**Given exercise**
Within the records that follow, find every line containing the string "React". Copy those lines.

**Data for the task**
■ ■ ■ ■

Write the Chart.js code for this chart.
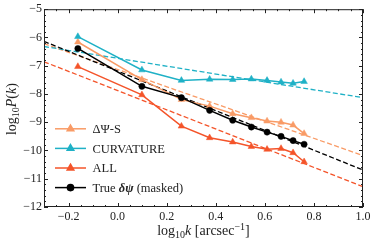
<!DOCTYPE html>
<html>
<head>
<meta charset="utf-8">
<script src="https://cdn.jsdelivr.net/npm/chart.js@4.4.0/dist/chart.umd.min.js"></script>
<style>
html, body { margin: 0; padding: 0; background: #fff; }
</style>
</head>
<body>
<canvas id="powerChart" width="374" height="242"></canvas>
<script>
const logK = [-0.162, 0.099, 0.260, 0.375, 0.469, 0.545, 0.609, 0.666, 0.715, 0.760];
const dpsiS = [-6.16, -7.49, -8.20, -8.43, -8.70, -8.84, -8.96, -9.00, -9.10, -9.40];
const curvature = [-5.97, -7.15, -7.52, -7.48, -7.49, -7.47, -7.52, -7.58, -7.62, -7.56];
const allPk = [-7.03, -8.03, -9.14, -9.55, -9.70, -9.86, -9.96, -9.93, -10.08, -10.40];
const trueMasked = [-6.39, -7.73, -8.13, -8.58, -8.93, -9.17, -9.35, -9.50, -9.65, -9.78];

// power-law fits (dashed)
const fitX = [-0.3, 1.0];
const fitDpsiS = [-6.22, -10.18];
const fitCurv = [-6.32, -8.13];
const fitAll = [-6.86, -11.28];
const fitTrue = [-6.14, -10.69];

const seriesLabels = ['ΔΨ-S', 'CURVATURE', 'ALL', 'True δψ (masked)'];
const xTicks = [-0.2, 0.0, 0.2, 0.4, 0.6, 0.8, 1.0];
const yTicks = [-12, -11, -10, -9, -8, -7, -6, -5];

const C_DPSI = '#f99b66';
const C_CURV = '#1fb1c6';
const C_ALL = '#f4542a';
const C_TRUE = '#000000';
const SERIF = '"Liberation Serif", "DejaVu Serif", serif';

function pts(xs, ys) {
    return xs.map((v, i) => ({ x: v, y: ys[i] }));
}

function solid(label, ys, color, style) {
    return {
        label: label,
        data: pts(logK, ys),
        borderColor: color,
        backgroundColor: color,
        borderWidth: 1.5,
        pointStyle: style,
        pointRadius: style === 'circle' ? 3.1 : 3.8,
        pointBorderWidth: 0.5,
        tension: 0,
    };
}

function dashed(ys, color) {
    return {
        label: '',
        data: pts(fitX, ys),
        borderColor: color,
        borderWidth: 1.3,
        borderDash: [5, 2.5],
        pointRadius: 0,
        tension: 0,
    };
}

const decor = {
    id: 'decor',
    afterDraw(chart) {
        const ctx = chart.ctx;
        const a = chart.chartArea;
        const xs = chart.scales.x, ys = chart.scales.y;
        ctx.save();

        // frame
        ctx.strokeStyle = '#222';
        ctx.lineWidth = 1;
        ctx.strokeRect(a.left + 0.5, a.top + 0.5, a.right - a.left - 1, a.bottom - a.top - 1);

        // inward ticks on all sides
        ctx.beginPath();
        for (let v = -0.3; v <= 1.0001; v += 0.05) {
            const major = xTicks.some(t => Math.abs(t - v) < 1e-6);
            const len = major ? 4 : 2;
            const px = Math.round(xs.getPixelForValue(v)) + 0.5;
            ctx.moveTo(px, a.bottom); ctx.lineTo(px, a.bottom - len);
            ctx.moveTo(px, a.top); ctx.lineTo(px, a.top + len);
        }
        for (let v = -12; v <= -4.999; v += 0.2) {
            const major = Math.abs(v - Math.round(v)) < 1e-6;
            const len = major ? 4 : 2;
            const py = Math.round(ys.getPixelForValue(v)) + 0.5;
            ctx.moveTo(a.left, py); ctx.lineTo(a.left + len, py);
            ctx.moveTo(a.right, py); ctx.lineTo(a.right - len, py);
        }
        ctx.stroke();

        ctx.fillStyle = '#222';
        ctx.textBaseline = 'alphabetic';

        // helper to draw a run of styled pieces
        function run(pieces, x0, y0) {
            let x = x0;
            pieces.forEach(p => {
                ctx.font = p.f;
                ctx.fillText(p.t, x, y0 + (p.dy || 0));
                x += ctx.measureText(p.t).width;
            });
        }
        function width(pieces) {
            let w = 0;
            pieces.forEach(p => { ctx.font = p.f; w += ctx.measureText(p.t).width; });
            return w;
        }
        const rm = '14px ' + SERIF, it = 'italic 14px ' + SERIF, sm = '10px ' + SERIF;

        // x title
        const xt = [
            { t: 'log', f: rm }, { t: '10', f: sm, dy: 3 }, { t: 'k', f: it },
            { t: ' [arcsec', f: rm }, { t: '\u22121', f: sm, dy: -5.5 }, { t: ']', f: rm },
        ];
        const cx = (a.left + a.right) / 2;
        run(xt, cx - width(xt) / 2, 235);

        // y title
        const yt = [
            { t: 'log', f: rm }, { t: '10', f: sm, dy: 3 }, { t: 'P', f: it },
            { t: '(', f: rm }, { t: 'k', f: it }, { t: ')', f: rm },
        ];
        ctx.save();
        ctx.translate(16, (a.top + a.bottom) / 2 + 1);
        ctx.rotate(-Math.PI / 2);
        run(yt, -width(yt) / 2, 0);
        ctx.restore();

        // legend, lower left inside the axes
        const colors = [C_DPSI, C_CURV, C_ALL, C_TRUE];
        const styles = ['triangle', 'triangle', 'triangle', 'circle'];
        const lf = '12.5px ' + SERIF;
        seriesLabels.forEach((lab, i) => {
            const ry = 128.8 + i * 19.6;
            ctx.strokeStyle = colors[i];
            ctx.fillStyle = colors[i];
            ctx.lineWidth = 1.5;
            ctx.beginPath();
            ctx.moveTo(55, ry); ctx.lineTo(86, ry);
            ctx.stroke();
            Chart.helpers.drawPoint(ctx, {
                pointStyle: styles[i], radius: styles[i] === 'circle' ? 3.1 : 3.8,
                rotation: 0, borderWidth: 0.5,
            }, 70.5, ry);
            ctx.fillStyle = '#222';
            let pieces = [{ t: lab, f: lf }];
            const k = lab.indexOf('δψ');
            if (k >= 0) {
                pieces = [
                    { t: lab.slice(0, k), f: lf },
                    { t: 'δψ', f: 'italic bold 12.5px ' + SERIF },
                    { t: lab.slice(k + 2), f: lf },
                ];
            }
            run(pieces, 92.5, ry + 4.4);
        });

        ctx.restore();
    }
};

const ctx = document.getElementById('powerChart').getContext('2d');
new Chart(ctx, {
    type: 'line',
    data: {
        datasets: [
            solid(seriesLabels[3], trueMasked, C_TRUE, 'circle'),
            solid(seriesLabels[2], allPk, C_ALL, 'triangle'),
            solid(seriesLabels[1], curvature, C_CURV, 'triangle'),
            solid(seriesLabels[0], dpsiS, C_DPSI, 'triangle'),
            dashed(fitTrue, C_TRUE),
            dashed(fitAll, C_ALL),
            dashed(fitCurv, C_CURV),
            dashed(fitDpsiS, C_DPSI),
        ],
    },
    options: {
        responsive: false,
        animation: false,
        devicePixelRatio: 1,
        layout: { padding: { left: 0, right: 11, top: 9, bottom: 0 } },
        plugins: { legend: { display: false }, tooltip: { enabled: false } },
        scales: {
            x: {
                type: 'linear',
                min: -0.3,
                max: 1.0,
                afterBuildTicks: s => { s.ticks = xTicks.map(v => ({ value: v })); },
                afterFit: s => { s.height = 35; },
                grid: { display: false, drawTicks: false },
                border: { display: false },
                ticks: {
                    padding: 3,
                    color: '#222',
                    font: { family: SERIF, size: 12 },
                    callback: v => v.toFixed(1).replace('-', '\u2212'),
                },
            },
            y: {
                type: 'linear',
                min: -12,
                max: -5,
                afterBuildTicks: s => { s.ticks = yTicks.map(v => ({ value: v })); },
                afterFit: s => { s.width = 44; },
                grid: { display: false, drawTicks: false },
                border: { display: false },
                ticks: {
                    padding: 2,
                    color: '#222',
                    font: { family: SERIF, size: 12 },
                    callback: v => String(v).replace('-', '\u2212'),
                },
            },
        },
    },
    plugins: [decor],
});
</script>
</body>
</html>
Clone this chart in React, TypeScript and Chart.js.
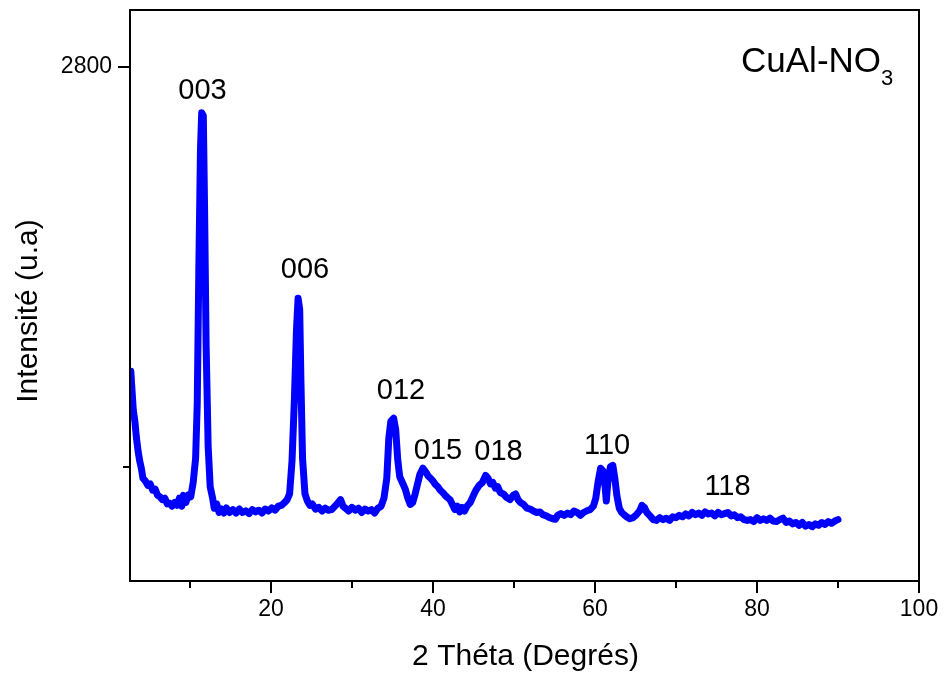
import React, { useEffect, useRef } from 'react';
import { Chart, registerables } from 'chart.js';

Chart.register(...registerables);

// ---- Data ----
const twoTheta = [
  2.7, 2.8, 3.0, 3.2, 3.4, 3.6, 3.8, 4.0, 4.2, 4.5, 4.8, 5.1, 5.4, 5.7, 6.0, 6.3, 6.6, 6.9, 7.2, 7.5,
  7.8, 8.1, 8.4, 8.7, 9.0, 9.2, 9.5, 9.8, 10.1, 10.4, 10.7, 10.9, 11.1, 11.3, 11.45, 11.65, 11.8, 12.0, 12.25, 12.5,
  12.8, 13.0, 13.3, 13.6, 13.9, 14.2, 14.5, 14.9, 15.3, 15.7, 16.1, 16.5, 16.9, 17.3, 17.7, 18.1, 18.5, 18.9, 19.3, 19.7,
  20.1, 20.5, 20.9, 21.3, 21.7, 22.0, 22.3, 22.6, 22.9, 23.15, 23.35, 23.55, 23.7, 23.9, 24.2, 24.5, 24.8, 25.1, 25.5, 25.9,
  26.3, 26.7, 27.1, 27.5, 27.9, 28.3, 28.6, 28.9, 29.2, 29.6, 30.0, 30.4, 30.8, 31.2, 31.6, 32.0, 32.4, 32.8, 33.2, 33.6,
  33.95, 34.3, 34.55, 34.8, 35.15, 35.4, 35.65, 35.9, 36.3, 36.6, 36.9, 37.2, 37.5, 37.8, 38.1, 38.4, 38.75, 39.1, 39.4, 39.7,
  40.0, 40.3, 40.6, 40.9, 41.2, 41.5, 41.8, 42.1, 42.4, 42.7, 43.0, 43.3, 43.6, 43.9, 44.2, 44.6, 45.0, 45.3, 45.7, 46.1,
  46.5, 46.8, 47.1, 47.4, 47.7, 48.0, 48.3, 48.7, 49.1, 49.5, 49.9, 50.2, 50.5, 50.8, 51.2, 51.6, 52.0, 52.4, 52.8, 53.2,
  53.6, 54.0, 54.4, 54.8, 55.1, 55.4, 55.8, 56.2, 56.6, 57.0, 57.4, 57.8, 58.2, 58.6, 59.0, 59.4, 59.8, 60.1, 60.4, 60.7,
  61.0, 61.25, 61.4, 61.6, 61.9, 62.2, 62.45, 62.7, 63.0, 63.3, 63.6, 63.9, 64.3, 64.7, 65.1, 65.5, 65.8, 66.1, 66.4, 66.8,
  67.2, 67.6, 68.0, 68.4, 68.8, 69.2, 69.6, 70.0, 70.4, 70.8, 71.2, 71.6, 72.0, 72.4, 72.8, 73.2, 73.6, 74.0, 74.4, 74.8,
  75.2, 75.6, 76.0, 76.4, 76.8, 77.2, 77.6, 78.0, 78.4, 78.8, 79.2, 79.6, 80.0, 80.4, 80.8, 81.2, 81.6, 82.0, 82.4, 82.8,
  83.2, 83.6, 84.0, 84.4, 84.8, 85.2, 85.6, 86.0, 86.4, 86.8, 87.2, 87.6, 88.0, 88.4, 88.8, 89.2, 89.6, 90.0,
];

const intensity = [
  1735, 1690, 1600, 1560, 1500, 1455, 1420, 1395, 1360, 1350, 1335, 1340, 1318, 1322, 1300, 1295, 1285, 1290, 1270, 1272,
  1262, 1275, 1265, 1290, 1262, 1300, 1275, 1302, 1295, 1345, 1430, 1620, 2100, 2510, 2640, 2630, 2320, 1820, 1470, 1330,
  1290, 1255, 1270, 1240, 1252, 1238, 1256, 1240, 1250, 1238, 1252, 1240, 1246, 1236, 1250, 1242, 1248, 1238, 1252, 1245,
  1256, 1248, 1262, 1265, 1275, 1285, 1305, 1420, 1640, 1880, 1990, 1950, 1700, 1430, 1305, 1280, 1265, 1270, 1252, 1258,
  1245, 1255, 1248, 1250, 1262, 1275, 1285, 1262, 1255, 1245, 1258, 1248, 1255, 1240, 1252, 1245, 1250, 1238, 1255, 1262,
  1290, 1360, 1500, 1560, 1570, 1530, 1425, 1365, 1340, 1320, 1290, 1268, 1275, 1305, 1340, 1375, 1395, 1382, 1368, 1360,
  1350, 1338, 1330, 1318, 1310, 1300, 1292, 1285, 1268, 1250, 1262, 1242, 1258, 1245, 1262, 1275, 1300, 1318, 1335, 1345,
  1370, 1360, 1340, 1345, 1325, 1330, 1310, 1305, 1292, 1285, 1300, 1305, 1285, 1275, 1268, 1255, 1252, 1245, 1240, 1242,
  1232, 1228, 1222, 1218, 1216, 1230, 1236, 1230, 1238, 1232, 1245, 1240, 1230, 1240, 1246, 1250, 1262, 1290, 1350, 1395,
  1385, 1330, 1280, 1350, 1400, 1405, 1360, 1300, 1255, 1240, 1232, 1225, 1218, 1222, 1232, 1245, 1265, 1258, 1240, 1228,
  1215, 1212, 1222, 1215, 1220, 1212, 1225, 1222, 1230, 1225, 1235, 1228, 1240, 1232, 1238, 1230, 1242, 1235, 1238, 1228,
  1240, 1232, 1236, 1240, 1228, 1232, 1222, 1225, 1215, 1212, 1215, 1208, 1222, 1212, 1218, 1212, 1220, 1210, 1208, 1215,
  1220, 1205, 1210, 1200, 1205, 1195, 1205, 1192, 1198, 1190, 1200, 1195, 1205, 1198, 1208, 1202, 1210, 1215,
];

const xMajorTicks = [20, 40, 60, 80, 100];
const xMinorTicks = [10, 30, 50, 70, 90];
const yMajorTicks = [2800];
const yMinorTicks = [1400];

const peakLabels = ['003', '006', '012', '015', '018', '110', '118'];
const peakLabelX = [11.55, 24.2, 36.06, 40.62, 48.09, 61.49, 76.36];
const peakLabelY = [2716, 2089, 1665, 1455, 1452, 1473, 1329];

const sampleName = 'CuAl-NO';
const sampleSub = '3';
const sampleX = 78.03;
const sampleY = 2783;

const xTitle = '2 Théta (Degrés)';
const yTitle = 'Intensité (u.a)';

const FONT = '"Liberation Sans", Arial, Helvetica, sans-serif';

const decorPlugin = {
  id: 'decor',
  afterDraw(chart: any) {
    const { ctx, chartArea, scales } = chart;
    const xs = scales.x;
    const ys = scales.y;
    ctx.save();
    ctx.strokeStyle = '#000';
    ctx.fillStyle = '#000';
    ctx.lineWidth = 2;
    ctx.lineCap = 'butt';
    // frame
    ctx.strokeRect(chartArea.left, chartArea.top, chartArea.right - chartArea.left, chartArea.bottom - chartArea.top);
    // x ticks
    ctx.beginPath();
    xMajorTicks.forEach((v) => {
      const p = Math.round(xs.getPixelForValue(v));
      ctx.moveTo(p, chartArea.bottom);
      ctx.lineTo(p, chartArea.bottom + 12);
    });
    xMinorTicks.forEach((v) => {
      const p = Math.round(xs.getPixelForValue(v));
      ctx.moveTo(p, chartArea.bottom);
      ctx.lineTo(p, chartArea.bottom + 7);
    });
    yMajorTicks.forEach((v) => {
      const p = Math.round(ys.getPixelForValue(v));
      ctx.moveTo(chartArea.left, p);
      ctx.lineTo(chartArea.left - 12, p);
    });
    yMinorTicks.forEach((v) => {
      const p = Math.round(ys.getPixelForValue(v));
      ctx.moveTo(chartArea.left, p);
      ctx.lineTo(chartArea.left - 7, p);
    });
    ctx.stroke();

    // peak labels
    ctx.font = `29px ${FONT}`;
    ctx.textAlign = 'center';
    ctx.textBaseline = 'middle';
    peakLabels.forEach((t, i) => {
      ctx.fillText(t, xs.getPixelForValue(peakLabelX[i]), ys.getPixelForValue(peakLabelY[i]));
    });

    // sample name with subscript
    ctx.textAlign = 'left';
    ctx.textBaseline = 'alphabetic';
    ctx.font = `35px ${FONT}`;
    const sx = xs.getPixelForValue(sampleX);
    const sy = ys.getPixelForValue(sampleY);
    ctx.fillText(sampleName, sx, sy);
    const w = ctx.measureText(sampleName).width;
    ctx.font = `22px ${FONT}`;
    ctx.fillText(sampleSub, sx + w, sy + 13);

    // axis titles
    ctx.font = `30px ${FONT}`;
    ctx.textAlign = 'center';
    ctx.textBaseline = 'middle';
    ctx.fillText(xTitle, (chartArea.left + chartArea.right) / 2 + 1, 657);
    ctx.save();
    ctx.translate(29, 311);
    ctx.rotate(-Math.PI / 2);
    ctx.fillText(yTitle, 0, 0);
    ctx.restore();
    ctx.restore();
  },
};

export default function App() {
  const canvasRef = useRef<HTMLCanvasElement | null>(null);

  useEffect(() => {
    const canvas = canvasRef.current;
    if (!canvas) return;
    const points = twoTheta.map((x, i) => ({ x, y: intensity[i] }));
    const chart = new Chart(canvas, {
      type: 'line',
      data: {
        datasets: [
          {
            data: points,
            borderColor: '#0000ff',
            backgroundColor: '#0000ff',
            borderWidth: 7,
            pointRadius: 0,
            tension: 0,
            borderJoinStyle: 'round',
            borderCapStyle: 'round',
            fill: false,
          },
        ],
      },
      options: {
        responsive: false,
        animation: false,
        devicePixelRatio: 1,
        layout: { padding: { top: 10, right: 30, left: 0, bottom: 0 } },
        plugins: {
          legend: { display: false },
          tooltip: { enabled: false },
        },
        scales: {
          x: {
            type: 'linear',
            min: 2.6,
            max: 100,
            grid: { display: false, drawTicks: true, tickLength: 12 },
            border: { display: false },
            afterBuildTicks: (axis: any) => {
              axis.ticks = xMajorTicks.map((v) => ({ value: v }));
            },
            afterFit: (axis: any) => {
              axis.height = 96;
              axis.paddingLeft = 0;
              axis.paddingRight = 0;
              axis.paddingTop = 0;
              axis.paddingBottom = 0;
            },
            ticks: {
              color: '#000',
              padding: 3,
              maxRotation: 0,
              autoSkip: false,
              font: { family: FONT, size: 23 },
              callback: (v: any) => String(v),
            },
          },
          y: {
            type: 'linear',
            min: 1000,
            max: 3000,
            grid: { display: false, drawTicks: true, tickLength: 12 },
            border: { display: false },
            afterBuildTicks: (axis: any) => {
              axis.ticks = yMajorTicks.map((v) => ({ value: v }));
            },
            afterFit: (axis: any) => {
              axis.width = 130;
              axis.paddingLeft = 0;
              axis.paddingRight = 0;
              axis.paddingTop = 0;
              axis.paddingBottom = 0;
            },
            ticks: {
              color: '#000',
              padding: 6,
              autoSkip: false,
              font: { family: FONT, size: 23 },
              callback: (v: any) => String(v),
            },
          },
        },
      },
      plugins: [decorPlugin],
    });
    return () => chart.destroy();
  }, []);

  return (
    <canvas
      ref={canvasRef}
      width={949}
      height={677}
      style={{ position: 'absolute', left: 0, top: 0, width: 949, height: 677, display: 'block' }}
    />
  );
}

■ ■ ■ ■

**Correct result**
Clone this chart in React, TypeScript and Chart.js.
import React, { useEffect, useRef } from 'react';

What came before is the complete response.